First attempt to share a lucid dream with X.
Between 2:30 & 3:00:
I’m sitting up in bed in my dark bedroom, absolutely certain I’m awake and typing one of my more memorable lucid dreams onto my laptop. I clearly see the words forming in a luminous light-blue font across the screen and wonder why I’m bothering to type the dream out when I could just cut and paste it, but this way I immerse myself in it more completely. I pause and turn to look at the digital clock sitting on the opposite nightstand. There are no red numbers visible, instead I see a man’s white hand facing me, relaxed, fingers together, as though he’s sleeping. “X!” I say and extend my hand toward his but I know I can’t actually reach it because it’s somewhere else despite the fact that I can see it.
I turn back to my laptop, the power goes out. I look from the black screen to the black clock and think, “Oh no! Now I won’t know what time it is” conscious of what I was thinking about in WR, that soon it will be time for X to get up and enter a dream and I need to know the time so I can go back to sleep and meet him. I see my husband’s silhouette walking into the room. I want to ask him if the power went out but decide not to speak as he gets in bed. Even as I sit there, I feel the power returning slowly, and I see it returning. To my right there are two arches, a scant few feet apart and just slightly taller than I am sitting on the bed, akin to the supporting frames or buttresses of a cathedral. I see the power returning in the form of a glowing light purple color rising gradually from the base of each arch so they will soon be fully “illuminated.” There is also a presence behind my right shoulder, someone I know and want there, to whom I remark, as a mist forms and swirls just behind me as well, “Don’t you love how I’m surrounded by mist without it obscuring me?” I can now keep typing out my dreams.
I suffer a false awakening in which I begin writing down this strange little OBE with a pen on a white notepad, until just when I’m satisfied I have it down, I wake up for real. I get up to write it down and regret doing so now because just that short WBTB coupled with my excitement kept me awake almost the whole rest of the night.
Between 6:15 and 6:40 after being awake for more than 3 hours and 2.5 grams of Melatonin at 4:30 (I found out later that X had also not been able to sleep):
I find myself inside a cramped space consisting of narrow corridors looking across at another such space at a group of men, all of them shirtless, with fit, strong upper bodies and wearing jeans. I’m watching one with rather handsome, slightly hawkish features, focusing on his distinctive face, when it suddenly occurs to me that I can use him to enter a lucid dream. I quickly cross the short hall and walk into the tightly milling group of men, determined to get to him even though he is now half concealed by another man. I weave myself between their bodies and plant myself in front of my target, grasping his upper arms. “I need you,” I tell him, placing my hands on his chest and completely rooting myself in the dream with the feel of him. I seem to push him back into a less crowded adjoining space (the backstage of a theater comes to mind but it also has the look of a business associated with mechanical work). He’s smiling at me and I ask him, “Is it you, X?” He seems to agree he is, but he doesn’t look like X. I ask, “Then why aren’t you doing what we agreed on?” even as I grasp both his hands, holding them between us. He doesn’t have an answer for me, he just keeps grinning, obviously pleased by the attention I’m giving him, but I’ve concluded he’s not X and move away from him out into another corridor which I sense leads outside. I take a moment to pat my bare breasts, looking down at them and distinctly seeing my nipples, making an effort to root myself more deeply in the dream because it feels tenuous, like I don’t have much time. I turn and head out.

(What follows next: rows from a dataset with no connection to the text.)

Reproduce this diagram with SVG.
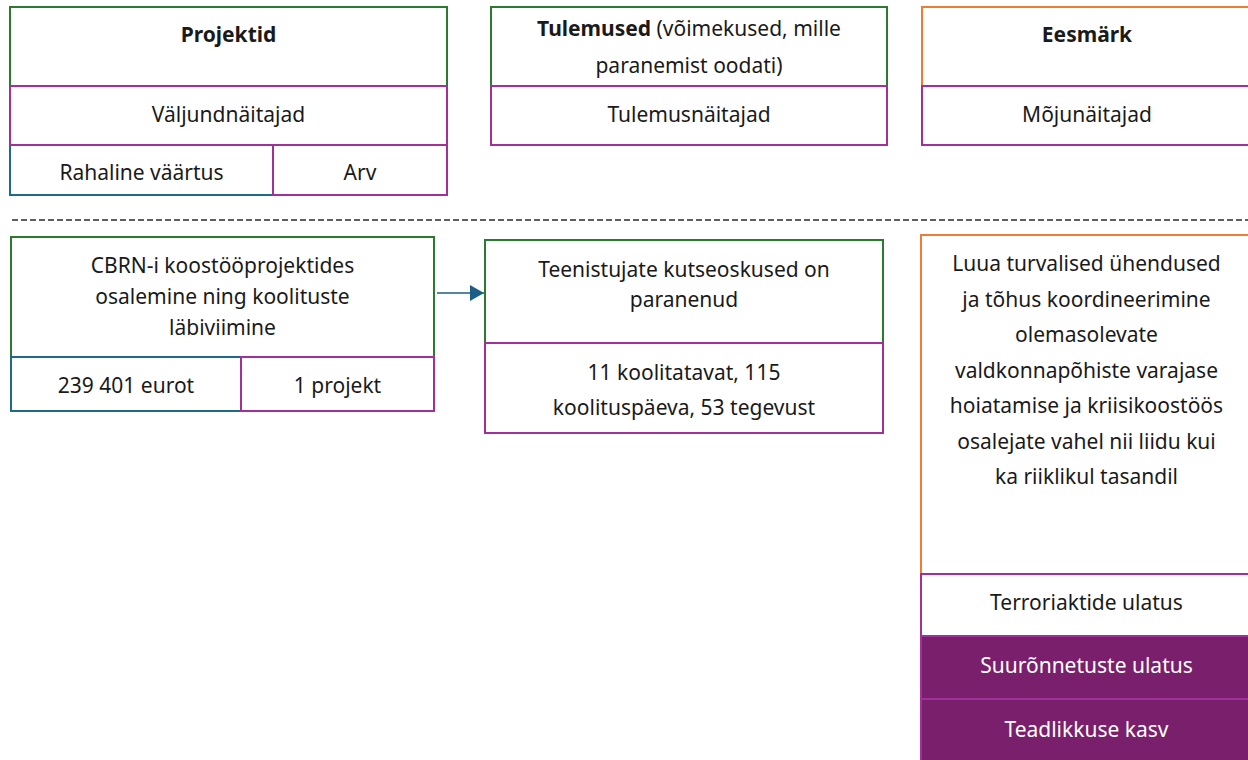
<svg xmlns="http://www.w3.org/2000/svg" width="1248" height="760" viewBox="0 0 1248 760">
<defs>
<style>
.g{fill:#fff;stroke:#2a7a30;stroke-width:2}
.p{fill:#fff;stroke:#a2309a;stroke-width:2}
.b{fill:#fff;stroke:#1e6a8c;stroke-width:2}
.o{fill:#fff;stroke:#ee7d33;stroke-width:2}
.pf{fill:#7a1f6b;stroke:#a2309a;stroke-width:2}
text{font-family:"Noto Sans","Open Sans","DejaVu Sans",sans-serif;font-size:21px;fill:#1a1a1a;text-anchor:middle}
.bd{font-weight:bold}
.w{fill:#ffffff}
</style>
<marker id="ah" viewBox="0 0 14 16" refX="14" refY="8" markerWidth="14" markerHeight="16" markerUnits="userSpaceOnUse" orient="auto">
<path d="M0,0 L14,8 L0,16 Z" fill="#1b5e85"/>
</marker>
</defs>
<rect width="1248" height="760" fill="#fff"/>

<g id="hdr-projektid">
<rect class="g" x="10" y="7" width="437" height="79"/>
<text class="bd" x="228.5" y="42">Projektid</text>
<rect class="b" x="10" y="145" width="263" height="50"/>
<text x="141.5" y="180">Rahaline väärtus</text>
<rect class="p" x="273" y="145" width="174" height="50"/>
<text x="360" y="180">Arv</text>
<rect class="p" x="10" y="86" width="437" height="59"/>
<text x="228.5" y="122">Väljundnäitajad</text>
</g>

<g id="hdr-tulemused">
<rect class="g" x="491" y="7" width="396" height="79"/>
<text x="689" y="36"><tspan class="bd">Tulemused</tspan> (võimekused, mille</text>
<text x="689" y="73">paranemist oodati)</text>
<rect class="p" x="491" y="86" width="396" height="59"/>
<text x="689" y="122">Tulemusnäitajad</text>
</g>

<g id="hdr-eesmark">
<rect class="o" x="922" y="7" width="330" height="79"/>
<text class="bd" x="1087" y="42">Eesmärk</text>
<rect class="p" x="922" y="86" width="330" height="59"/>
<text x="1087" y="122">Mõjunäitajad</text>
</g>

<line x1="12" y1="220" x2="1248" y2="220" stroke="#2b2b2b" stroke-width="1.5" stroke-dasharray="6 3"/>

<g id="node-cbrn">
<rect class="g" x="11" y="237" width="423" height="120"/>
<text x="222.5" y="273">CBRN-i koostööprojektides</text>
<text x="222.5" y="304">osalemine ning koolituste</text>
<text x="222.5" y="335">läbiviimine</text>
<rect class="b" x="11" y="357" width="230" height="54"/>
<text x="126" y="393">239 401 eurot</text>
<rect class="p" x="241" y="357" width="193" height="54"/>
<text x="337.5" y="393">1 projekt</text>
</g>

<g id="node-teenistujate">
<rect class="g" x="485" y="240" width="398" height="103"/>
<text x="684" y="277">Teenistujate kutseoskused on</text>
<text x="684" y="307">paranenud</text>
<rect class="p" x="485" y="343" width="398" height="90"/>
<text x="684" y="380">11 koolitatavat, 115</text>
<text x="684" y="415">koolituspäeva, 53 tegevust</text>
</g>

<g id="node-eesmark">
<rect class="o" x="921" y="235" width="331" height="339"/>
<text x="1086.5" y="271">Luua turvalised ühendused</text>
<text x="1086.5" y="306.5">ja tõhus koordineerimine</text>
<text x="1086.5" y="342">olemasolevate</text>
<text x="1086.5" y="377.5">valdkonnapõhiste varajase</text>
<text x="1086.5" y="413">hoiatamise ja kriisikoostöös</text>
<text x="1086.5" y="448.5">osalejate vahel nii liidu kui</text>
<text x="1086.5" y="484">ka riiklikul tasandil</text>
<rect class="p" x="921" y="574" width="331" height="62"/>
<text x="1086.5" y="610">Terroriaktide ulatus</text>
<rect class="pf" x="921" y="636" width="331" height="63"/>
<text class="w" x="1086.5" y="673">Suurõnnetuste ulatus</text>
<rect class="pf" x="921" y="699" width="331" height="63"/>
<text class="w" x="1086.5" y="737">Teadlikkuse kasv</text>
</g>

<g id="connectors">
<line x1="437" y1="293" x2="484" y2="293" stroke="#1b5e85" stroke-width="1.5" marker-end="url(#ah)"/>
</g>
</svg>
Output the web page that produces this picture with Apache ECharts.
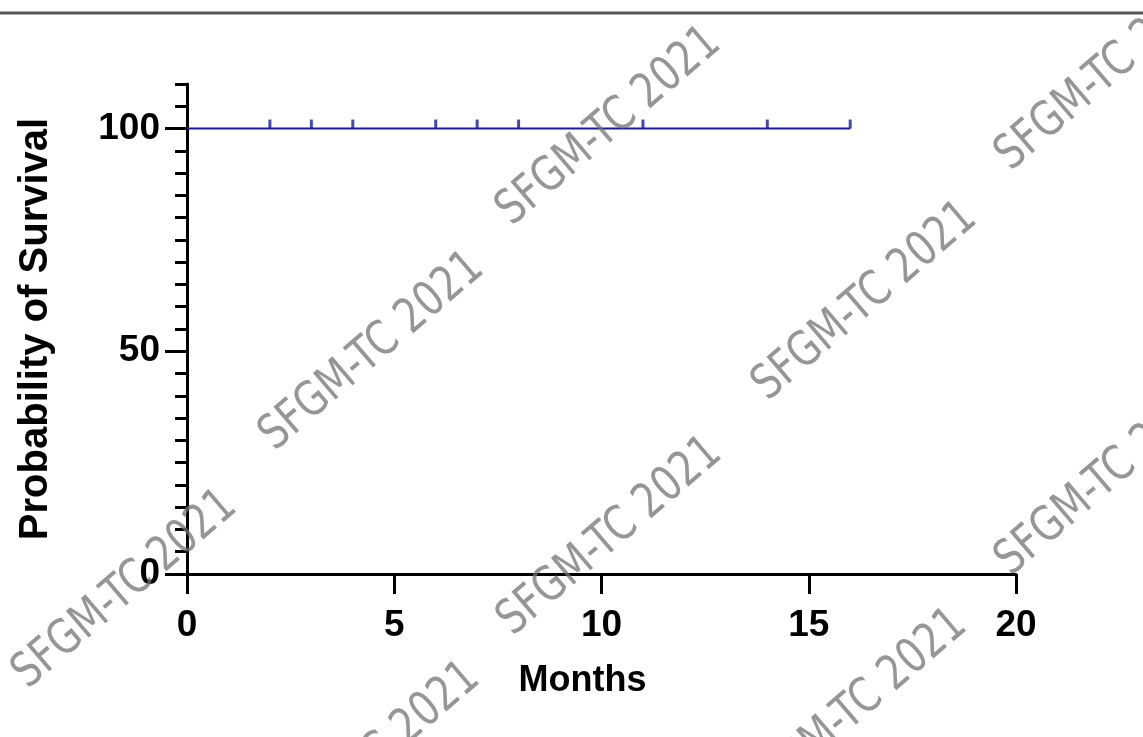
<!DOCTYPE html>
<html>
<head>
<meta charset="utf-8">
<script src="https://cdn.jsdelivr.net/npm/echarts@6/dist/echarts.min.js"></script>
<style>html,body{margin:0;padding:0;background:#fff}#c{width:1143px;height:737px}</style>
</head>
<body>
<div id="c"></div>
<script>
// ---- data ----
const curveMonths = [0, 16];
const curveSurvival = [100, 100];
const censorMonths = [2, 3, 4, 6, 7, 8, 11, 14, 16];
const censorSurvival = [100, 100, 100, 100, 100, 100, 100, 100, 100];
const xTicks = [0, 5, 10, 15, 20];
const yTickLabels = [0, 50, 100];
const watermarkText = 'SFGM-TC 2021';

// ---- layout (not data) ----
const wmCenters = [[609,127],[1108,72],[372,352],[865,302],[125,590],[610,537],[1108,477],[368,762],[855,709]];

const chart = echarts.init(document.getElementById('c'), null, {renderer: 'canvas'});
const lblFont = '"Liberation Sans", Arial, sans-serif';
const navy = '#1a1a96';

const graphics = [
  {type: 'line', shape: {x1: 0, y1: 13, x2: 1143, y2: 13}, style: {stroke: '#555', lineWidth: 3}, z: 10}
];
wmCenters.forEach(function (c) {
  graphics.push({
    type: 'text', x: c[0], y: c[1], rotation: 40.5 * Math.PI / 180, scaleX: 0.89, scaleY: 1.0, z: 100,
    style: {text: watermarkText, fill: 'rgba(115,115,115,0.75)', font: '48px "Liberation Sans Narrow", "DejaVu Sans Condensed", sans-serif', textAlign: 'center', textVerticalAlign: 'middle'}
  });
});

chart.setOption({
  animation: false,
  backgroundColor: '#fff',
  grid: {left: 187, right: 127, top: 84, bottom: 163, containLabel: false},
  xAxis: {
    type: 'value', min: 0, max: 20, interval: 5,
    name: 'Months', nameLocation: 'middle', nameGap: 89,
    nameTextStyle: {fontFamily: lblFont, fontWeight: 'bold', fontSize: 36, color: '#000', padding: [0, 38, 0, 0]},
    axisLine: {lineStyle: {color: '#000', width: 3}},
    axisTick: {show: true, inside: false, length: 20, lineStyle: {color: '#000', width: 3}, customValues: xTicks},
    axisLabel: {fontFamily: lblFont, fontWeight: 'bold', fontSize: 37, color: '#000', margin: 33, customValues: xTicks},
    splitLine: {show: false}
  },
  yAxis: [{
    type: 'value', min: 0, max: 110, interval: 50,
    name: 'Probability of Survival', nameLocation: 'middle', nameGap: 131, nameRotate: 90,
    nameTextStyle: {fontFamily: lblFont, fontWeight: 'bold', fontSize: 40, color: '#000'},
    axisLine: {show: true, lineStyle: {color: '#000', width: 3}},
    axisTick: {show: true, inside: false, length: 22, lineStyle: {color: '#000', width: 3}, customValues: yTickLabels},
    axisLabel: {fontFamily: lblFont, fontWeight: 'bold', fontSize: 37, color: '#000', margin: 27, customValues: yTickLabels},
    splitLine: {show: false}
  }, {
    type: 'value', min: 0, max: 110, interval: 5, position: 'left', offset: 0,
    axisLine: {show: false},
    axisTick: {show: true, inside: false, length: 12, lineStyle: {color: '#000', width: 3}},
    axisLabel: {show: false},
    splitLine: {show: false}
  }],
  series: [{
    type: 'line', step: 'end', yAxisIndex: 0,
    data: curveMonths.map(function (m, i) { return [m, curveSurvival[i]]; }),
    showSymbol: false, lineStyle: {color: navy, width: 2}, z: 3
  }, {
    type: 'scatter', yAxisIndex: 0,
    data: censorMonths.map(function (m, i) { return [m, censorSurvival[i]]; }),
    symbol: 'rect', symbolSize: [3, 9], symbolOffset: [0, -4.5],
    itemStyle: {color: navy}, z: 4
  }],
  graphic: graphics
});
</script>
</body>
</html>
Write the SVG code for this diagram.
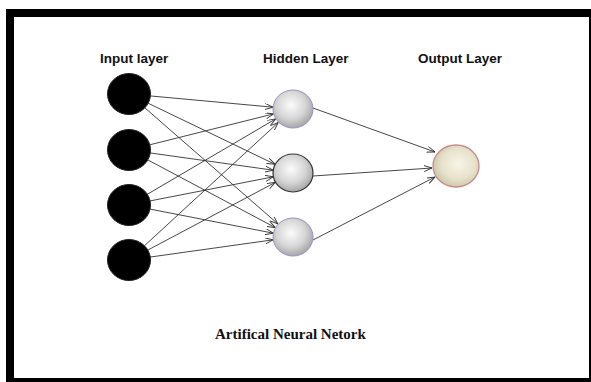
<svg xmlns="http://www.w3.org/2000/svg" width="591" height="382" viewBox="0 0 591 382">
<style>
.lbl{font-family:"Liberation Sans",Arial,sans-serif;font-weight:bold;font-size:13.5px;fill:#111}
.ttl{font-family:"Liberation Serif","Times New Roman",serif;font-weight:bold;font-size:15px;fill:#111}
.in{fill:#000;stroke:#222;stroke-width:1}
.hid{fill:url(#gh);stroke:#9d8fca;stroke-width:1}
.hid2{fill:url(#gh);stroke:#333;stroke-width:1.2}
.out{fill:url(#go);stroke:#c98a88;stroke-width:1.3}
.c line{stroke:#333;stroke-width:0.9;marker-end:url(#ah)}
</style>
<defs>
<radialGradient id="gh" cx="45%" cy="40%" r="65%">
<stop offset="0" stop-color="#fbfbfb"/>
<stop offset="0.55" stop-color="#d6d6d6"/>
<stop offset="1" stop-color="#9c9c9c"/>
</radialGradient>
<radialGradient id="go" cx="55%" cy="45%" r="60%">
<stop offset="0" stop-color="#f8f5e6"/>
<stop offset="0.6" stop-color="#e6e2cb"/>
<stop offset="1" stop-color="#c8c4aa"/>
</radialGradient>
<marker id="ah" markerUnits="userSpaceOnUse" markerWidth="10" markerHeight="8" refX="8" refY="3" orient="auto">
<path d="M0,0 L8,3 L0,6" fill="none" stroke="#333" stroke-width="0.9"/>
</marker>
</defs>
<rect x="6" y="9" width="585" height="373" fill="#000"/>
<rect x="14" y="17" width="575" height="361" fill="#fff"/>
<text class="lbl" x="100" y="63">Input layer</text>
<text class="lbl" x="263" y="63">Hidden Layer</text>
<text class="lbl" x="418" y="63">Output Layer</text>
<g class="c" id="connectors">
<line x1="149.9" y1="95.9" x2="273.1" y2="107.2"/>
<line x1="147.9" y1="103.1" x2="275" y2="164.3"/>
<line x1="144.8" y1="107.8" x2="277.9" y2="223.9"/>
<line x1="149.4" y1="144.9" x2="273.6" y2="113.9"/>
<line x1="149.8" y1="152.9" x2="273.2" y2="170.2"/>
<line x1="147.6" y1="159.8" x2="275.3" y2="227.6"/>
<line x1="147.1" y1="194.4" x2="275.7" y2="118.9"/>
<line x1="149.6" y1="201" x2="273.4" y2="176.8"/>
<line x1="149.6" y1="209" x2="273.4" y2="233.2"/>
<line x1="144.4" y1="245.8" x2="278.3" y2="122.5"/>
<line x1="147.6" y1="250.2" x2="275.3" y2="182.4"/>
<line x1="149.8" y1="257.1" x2="273.2" y2="239.8"/>
<line x1="313" y1="108" x2="435" y2="152"/>
<line x1="313" y1="176" x2="432" y2="168"/>
<line x1="313" y1="240" x2="435" y2="177"/>
</g>
<g id="in1"><ellipse class="in" cx="129" cy="94" rx="21.5" ry="20.5"/></g>
<g id="in2"><ellipse class="in" cx="129" cy="150" rx="21.5" ry="20.5"/></g>
<g id="in3"><ellipse class="in" cx="129" cy="205" rx="21.5" ry="20.5"/></g>
<g id="in4"><ellipse class="in" cx="129" cy="260" rx="21.5" ry="20.5"/></g>
<g id="h1"><ellipse class="hid" cx="293" cy="109" rx="20" ry="19"/></g>
<g id="h2"><ellipse class="hid2" cx="293" cy="173" rx="20" ry="19"/></g>
<g id="h3"><ellipse class="hid" cx="293" cy="237" rx="20" ry="19"/></g>
<g id="out"><ellipse class="out" cx="456" cy="166" rx="23" ry="21"/></g>
<text class="ttl" x="215" y="339">Artifical Neural Netork</text>
</svg>
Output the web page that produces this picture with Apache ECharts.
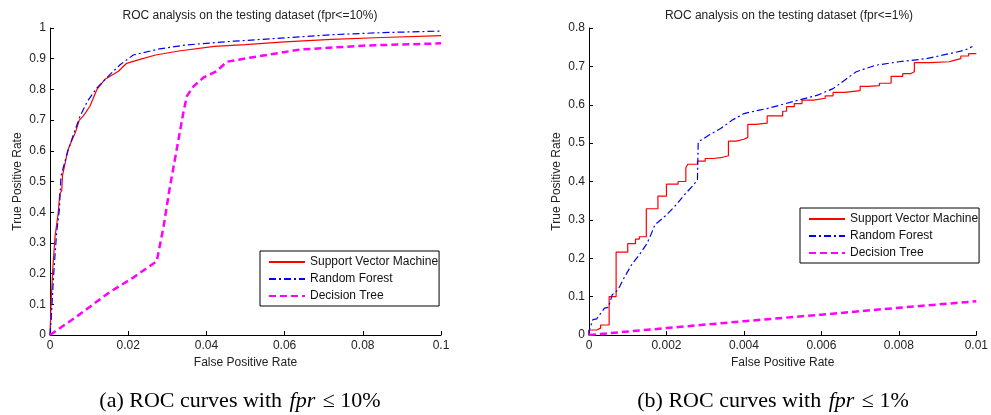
<!DOCTYPE html>
<html><head><meta charset="utf-8">
<script src="https://cdn.jsdelivr.net/npm/echarts@6/dist/echarts.min.js"></script>
<style>html,body{margin:0;padding:0;background:#fff}#c{width:991px;height:415px}</style>
</head><body><div id="c"></div>
<script>
const seriesNames = ['Support Vector Machine', 'Random Forest', 'Decision Tree'];
const titles = ['ROC analysis on the testing dataset (fpr<=10%)', 'ROC analysis on the testing dataset (fpr<=1%)'];
const captionLabels = ['(a) ROC curves with ', '(b) ROC curves with '];
const captionTails = [' \u2264 10%', ' \u2264 1%'];

// Left panel (fpr <= 10%)
const svmA = [[0,0],[0.0003,0.11],[0.0007,0.213],[0.0013,0.322],[0.0021,0.398],[0.0025,0.46],[0.003,0.47],[0.0032,0.52],[0.0038,0.555],[0.0045,0.6],[0.0055,0.631],[0.0065,0.66],[0.0075,0.70],[0.0085,0.713],[0.0102,0.745],[0.012,0.80],[0.014,0.832],[0.0175,0.859],[0.0196,0.885],[0.023,0.898],[0.027,0.912],[0.033,0.925],[0.042,0.94],[0.05,0.946],[0.06,0.955],[0.072,0.963],[0.085,0.969],[0.1,0.975]];
const rfA = [[0,0],[0.0003,0.05],[0.0009,0.19],[0.0017,0.334],[0.0024,0.409],[0.0028,0.517],[0.0037,0.56],[0.0047,0.604],[0.0062,0.66],[0.0077,0.713],[0.0095,0.76],[0.012,0.805],[0.0153,0.848],[0.018,0.881],[0.0213,0.912],[0.028,0.932],[0.035,0.945],[0.047,0.957],[0.06,0.968],[0.072,0.978],[0.085,0.985],[0.1,0.99]];
const dtA = [[0,0],[0.0068,0.06],[0.0153,0.14],[0.0213,0.187],[0.0273,0.24],[0.029,0.35],[0.0307,0.485],[0.0324,0.604],[0.0341,0.724],[0.035,0.778],[0.0367,0.81],[0.0392,0.838],[0.0426,0.859],[0.0452,0.89],[0.051,0.903],[0.064,0.93],[0.081,0.943],[0.1,0.95]];

// Right panel (fpr <= 1%)
const svmB = [[0,0],[0,0.013],[0.0002,0.018],[0.0003,0.026],[0.00052,0.1],[0.0007,0.216],[0.001,0.238],[0.0012,0.25],[0.0013,0.256],[0.00148,0.329],[0.00178,0.362],[0.002,0.393],[0.0023,0.4],[0.0025,0.436],[0.00255,0.445],[0.0028,0.453],[0.003,0.46],[0.0032,0.462],[0.0034,0.467],[0.0036,0.505],[0.0038,0.51],[0.004,0.515],[0.0041,0.549],[0.0043,0.552],[0.0046,0.571],[0.005,0.583],[0.0051,0.595],[0.0053,0.603],[0.0055,0.612],[0.0058,0.617],[0.0061,0.623],[0.0063,0.632],[0.0066,0.637],[0.007,0.648],[0.0072,0.65],[0.0075,0.656],[0.0078,0.674],[0.0081,0.681],[0.0083,0.686],[0.0084,0.71],[0.0088,0.712],[0.0093,0.715],[0.0094,0.72],[0.0096,0.727],[0.0098,0.733],[0.01,0.734]];
const rfB = [[0,0],[0,0.01],[0.0001,0.04],[0.0002,0.042],[0.0004,0.07],[0.0005,0.072],[0.0006,0.105],[0.00075,0.118],[0.0009,0.148],[0.0011,0.183],[0.0013,0.209],[0.0015,0.239],[0.0016,0.262],[0.0017,0.287],[0.002,0.313],[0.00225,0.339],[0.00246,0.365],[0.0027,0.391],[0.0028,0.405],[0.00282,0.503],[0.0031,0.521],[0.0034,0.538],[0.0037,0.56],[0.004,0.577],[0.0044,0.586],[0.0046,0.59],[0.0054,0.612],[0.0059,0.625],[0.0063,0.642],[0.0066,0.664],[0.0069,0.686],[0.0074,0.703],[0.008,0.712],[0.0087,0.72],[0.0093,0.733],[0.0097,0.742],[0.0099,0.752]];
const dtB = [[0,0],[0.002,0.018],[0.004,0.036],[0.006,0.053],[0.008,0.071],[0.01,0.088]];

const FONT = 'Liberation Sans, Arial, Helvetica, sans-serif';
const SERIF = 'Liberation Serif, Times New Roman, serif';
const fmt = v => String(parseFloat(v.toFixed(4)));

function xAxis(gi, max, interval) {
  return {
    type: 'value', gridIndex: gi, min: 0, max: max, interval: interval,
    name: 'False Positive Rate', nameLocation: 'middle', nameGap: 20,
    nameTextStyle: { fontFamily: FONT, fontSize: 12, color: '#222' },
    axisLine: { lineStyle: { color: '#000', width: 1 } },
    axisTick: { inside: true, length: 4, lineStyle: { color: '#000' } },
    axisLabel: { fontFamily: FONT, fontSize: 12, color: '#222', margin: 5, formatter: fmt },
    splitLine: { show: false }
  };
}
function yAxis(gi, max) {
  return {
    type: 'value', gridIndex: gi, min: 0, max: max, interval: 0.1,
    name: 'True Positive Rate', nameLocation: 'middle', nameGap: 26,
    nameTextStyle: { fontFamily: FONT, fontSize: 12, color: '#222' },
    axisLine: { show: true, lineStyle: { color: '#000', width: 1 } },
    axisTick: { show: true, inside: true, length: 4, lineStyle: { color: '#000' } },
    axisLabel: { fontFamily: FONT, fontSize: 12, color: '#222', margin: 4, formatter: fmt },
    splitLine: { show: false }
  };
}
function mk(name, data, gi, kind, step) {
  const styles = {
    svm: { color: '#ff0000', width: 1.2, type: 'solid' },
    rf: { color: '#0000ff', width: 1.2, type: [7, 3, 2, 3] },
    dt: { color: '#ff00ff', width: 2.5, type: [7, 4] }
  };
  const s = styles[kind];
  return {
    type: 'line', name: name, xAxisIndex: gi, yAxisIndex: gi, data: data,
    showSymbol: false, symbol: 'none', step: step || false, animation: false,
    itemStyle: { color: s.color },
    lineStyle: { color: s.color, width: s.width, type: s.type }
  };
}
function legend(left, top) {
  return {
    left: left, top: top, orient: 'vertical', data: seriesNames,
    backgroundColor: '#fff', borderColor: '#000', borderWidth: 1, borderRadius: 0,
    padding: [5, 1, 4, 8], itemGap: 5, itemWidth: 36, itemHeight: 12,
    itemStyle: { opacity: 0 },
    textStyle: { fontFamily: FONT, fontSize: 12, color: '#111' },
    selectedMode: false
  };
}
function caption(i, x) {
  return {
    type: 'text', x: x, y: 401,
    style: {
      text: '{n|' + captionLabels[i] + '}{i|fpr}{n|' + captionTails[i] + '}',
      align: 'center', verticalAlign: 'middle', textAlign: 'center', textVerticalAlign: 'middle',
      rich: {
        n: { fontFamily: SERIF, fontSize: 22, fill: '#000', color: '#000' },
        i: { fontFamily: SERIF, fontStyle: 'italic', fontSize: 22, fill: '#000', color: '#000', padding: [0, 2, 0, 2] }
      }
    }
  };
}

const chart = echarts.init(document.getElementById('c'), null, { renderer: 'canvas' });
chart.setOption({
  backgroundColor: '#fff',
  animation: false,
  title: [
    { text: titles[0], left: 245, top: 5, textAlign: 'center', textStyle: { fontFamily: FONT, fontSize: 12, fontWeight: 'normal', color: '#222' } },
    { text: titles[1], left: 784, top: 5, textAlign: 'center', textStyle: { fontFamily: FONT, fontSize: 12, fontWeight: 'normal', color: '#222' } }
  ],
  grid: [
    { left: 50, top: 28, width: 391, height: 307 },
    { left: 589, top: 28, width: 390, height: 307 }
  ],
  legend: [ legend(260, 251), legend(800, 208) ],
  xAxis: [ xAxis(0, 0.1, 0.02), xAxis(1, 0.01, 0.002) ],
  yAxis: [ yAxis(0, 1), yAxis(1, 0.8) ],
  series: [
    mk(seriesNames[0], svmA, 0, 'svm'),
    mk(seriesNames[1], rfA, 0, 'rf'),
    mk(seriesNames[2], dtA, 0, 'dt'),
    mk(seriesNames[0], svmB, 1, 'svm', 'end'),
    mk(seriesNames[1], rfB, 1, 'rf'),
    mk(seriesNames[2], dtB, 1, 'dt')
  ],
  graphic: [ caption(0, 240), caption(1, 773) ]
});
</script></body></html>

The minute I step outside, I begin rising up into the sky and notice what appears to be a very large truck but instead of a solid body it’s enclosed by a shining red cloth with dark-blue highlights or stripes; a circus-like canvas. It’s night time and yet also mysteriously bright; I have no problem seeing the expansive, pleasant, residential neighborhood. And north-east of the truck, low in the sky, I make out what looks like bright white smoke rising from the horizon or a white tornado. My attention is either diverted from it or it moves closer and I suddenly realize it’s actually a white horizontal Ferris wheel-like ride filled with people that’s gliding south to north close to the ground and rising slightly as it moves away from me. That makes sense, what X and I are trying to do is fun.
Of course, the first thing I did when I got outside was cry, “X?!” and as I move swiftly in the opposite direction as the amusement park ride, I continue to cry out, “X! X?!” hoping he might still be in a dream and hear me, although I don’t have much hope it will work. The clean, wide streets are lined with similar looking white two to three story houses and my eyes drawn toward one in particular I think—that’s it, meaning X’s childhood home, and if I can find his bedroom, I can at least try and describe it to him in WR even if he’s no longer there. I see a little boy sitting down at a round outdoor table on its porch to enjoy a sandwich or snack and as I soar over him I cry, “X?!” He doesn’t look up or respond so I figure he’s not X as a little boy, and the house is occupied by another family now; I can see his parents as well. I’m moving fast and up and am not surprised when the dream phases away.